A visitor sits on my couch and I am finding it hard to concentrate on what he is saying because all I can focus on are the wisps of hair that I see waving from the arm of the couch on the other side of him. "Hey there, you missed a few when you were vacuuming," they mock me. I resist the urge to brush his pant legs before he leaves.
I am waiting in the doctor's office, passing the time reading one of those god-awful periodicals that you only find in doctor's office waiting rooms and I notice there, on my dark jeans, a gathering of white hairs. I'm a redhead, they are not mine. In fact no human in my home has that color hair...the dog, again. I remind myself to keep a lint roller in my purse.
I scour the Internet for a solution.
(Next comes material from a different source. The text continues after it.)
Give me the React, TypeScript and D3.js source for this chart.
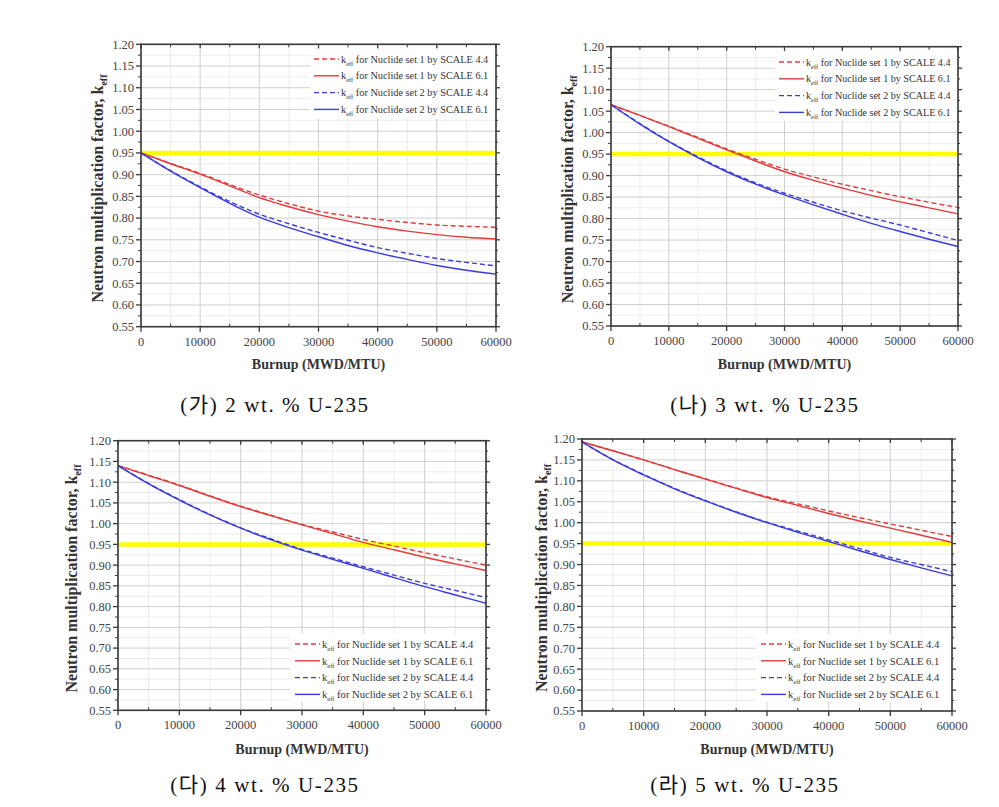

I ponder getting him clippered. "You don't clipper Aussies!" shouts my husband after I suggest it, the one on the Westminster Dog Show looked like it had been clippered (I still say is was).
I dream of hairless, ugly dogs that shed not a single hair and then I cringe at the thought of actually having to pet such a thing.
He sheds. He does. He sheds more than any other dog I've ever known. True, his coat is easy to maintain, if you remember to brush him daily (which I do not, it wasn't in my contract) and when it gets dirty it is easy to clean. But the shampooing, oh the shampooing, that will kill a person. Oh, the upkeep!
I found a Furminator for $25 on a website selling discount pet products. People tell me this will change my life. I say, it's about time.